On 21 February, Nmnogueira tagged this article as unbalanced. The article is in need of copy editing to fix typos and syntax errors, and some improvement in organization would also help. It certainly needs to cite additional sources. But I don't see a significant lack of balance. Would those who do please tell us where they see it? Pzavon 03:20, 22 February 2007 (UTC)[reply]

Incorrect Mathematical Arguments[edit]

This article cites the ILSC as using this mathematical argument:

"the total pupil area of 100 persons in a nightclub (scanfield of 10 x 10 meters) is roughly 1/25000 of the total area scanned by the laser. Thus, any randomly positioned beam would have only a 1/25000 chance of directly hitting a pupil."

But, what matters is the linear length, not the area. An illustration of this (hypothetically) would be if one had a row of 100 pupils stacked vertically (100 pupils because there are 100 people and we'll say just say the person's other pupil is aligned horizonally across the other pupil, so it would technically be two rows of pupils 100 pupils high) The pupils have a diameter of 5 mm (from the article), so these rows of pupils are 50 cm high. With a scan field area of 10m x 10m and a beam is run across the field horizontally, there would be a 1/20 chance of striking a pupil, as opposed to the assertion that it is a 1/25000 chance.

The model suggested would be accurate for a dart-throwing model, that is if the beam randomly struck in the area, but the beam sweeps across the area, and therefore depends on how the pupils are aligned to its path of travel.
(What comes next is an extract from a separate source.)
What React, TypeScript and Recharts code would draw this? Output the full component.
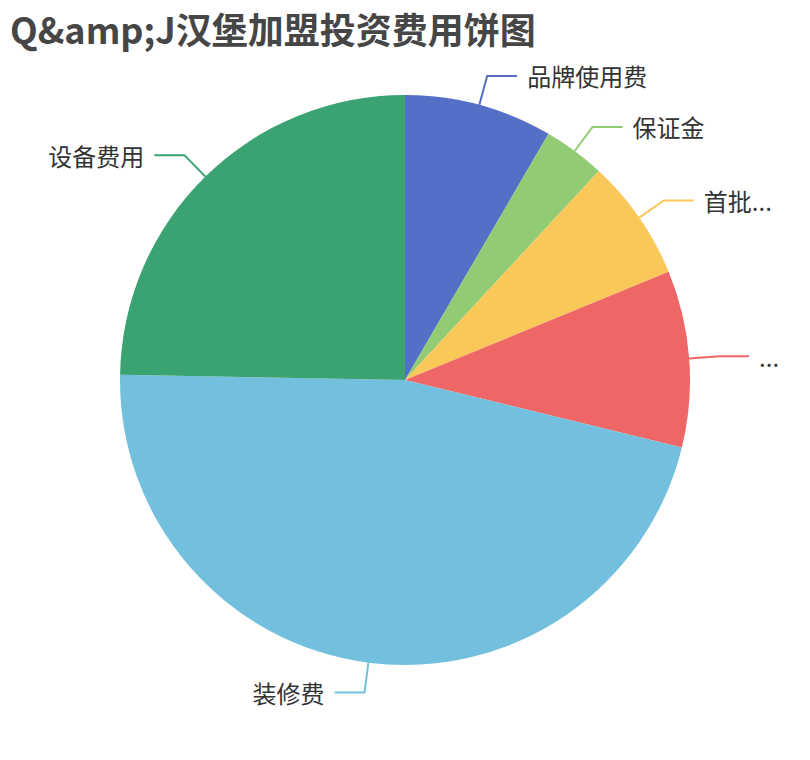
import { PieChart, Pie, Cell } from 'recharts';

const names = ['品牌使用费', '保证金', '首批...', '...', '装修费', '设备费用'];
const values = [8.4, 3.5, 6.9, 10, 46.5, 24.7];
const colors = ['#5470c6', '#91cc75', '#fac858', '#ee6666', '#73c0de', '#3ba272'];

const data = names.map((name, i) => ({ name, value: values[i] }));

const RAD = Math.PI / 180;
const FONT = '"Noto Sans CJK SC", "Noto Sans", sans-serif';

function renderLabel(props: any) {
  const { cx, cy, midAngle, outerRadius, index } = props;
  const cos = Math.cos(-midAngle * RAD);
  const sin = Math.sin(-midAngle * RAD);
  const sx = cx + outerRadius * cos;
  const sy = cy + outerRadius * sin;
  const mx = cx + (outerRadius + 30) * cos;
  const my = cy + (outerRadius + 30) * sin;
  const dir = cos >= 0 ? 1 : -1;
  const ex = mx + dir * 30;
  const color = colors[index];
  return (
    <g key={`label-${index}`}>
      <polyline
        points={`${sx},${sy} ${mx},${my} ${ex},${my}`}
        fill="none"
        stroke={color}
        strokeWidth={2}
      />
      <text
        x={ex + dir * 10}
        y={my}
        textAnchor={dir > 0 ? 'start' : 'end'}
        dominantBaseline="central"
        fill="#333"
        fontSize={24}
        fontFamily={FONT}
      >
        {names[index]}
      </text>
    </g>
  );
}

export default function App() {
  return (
    <div style={{ position: 'absolute', left: 0, top: 0, width: 810, height: 760, background: '#fff' }}>
      <div
        style={{
          position: 'absolute',
          left: 10,
          top: 8,
          fontSize: 36,
          lineHeight: '40px',
          fontWeight: 'bold',
          color: '#464646',
          fontFamily: FONT,
          whiteSpace: 'nowrap',
        }}
      >
        Q&amp;amp;J汉堡加盟投资费用饼图
      </div>
      <PieChart width={810} height={760} margin={{ top: 0, right: 0, bottom: 0, left: 0 }}>
        <Pie
          data={data}
          dataKey="value"
          nameKey="name"
          cx={405}
          cy={380}
          outerRadius={285}
          startAngle={90}
          endAngle={-270}
          stroke="none"
          label={renderLabel}
          labelLine={false}
          isAnimationActive={false}
        >
          {data.map((d, i) => (
            <Cell key={d.name} fill={colors[i]} />
          ))}
        </Pie>
      </PieChart>
    </div>
  );
}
At the very minimum, where there is only one pupil in the whole field, a horizontal beam has a 5mm/10m = 1/2000 chance of striking the pupil in a sweep. I'm not sure how to correct this article, because of how it is cited. It needs to be thrown out because it is a false argument.

REPLY: The calculation is completely accurate. Note that the quoted paragraph explicitly refers to "cases of accidents or poor design where a powerful static beam may stay fixed for many seconds". In other words, the stated paragraph gives a possible reason that, even in the worst-case of accident or scanner failure, that there have been few or no injuries.
This means that the quoted statement is correct and is relevant to its stated conditions (accident/scan failure). Pmurph5 (talk) 15:57, 24 February 2011 (UTC)[reply]

Laser scanning and digital cameras[edit]

There should be a section on digital cameras, as laser irradiation may cause permanent or intermittent damage to sensors resulting in bad pixels.

I don't have any verifiable sources at hand, only hearsay.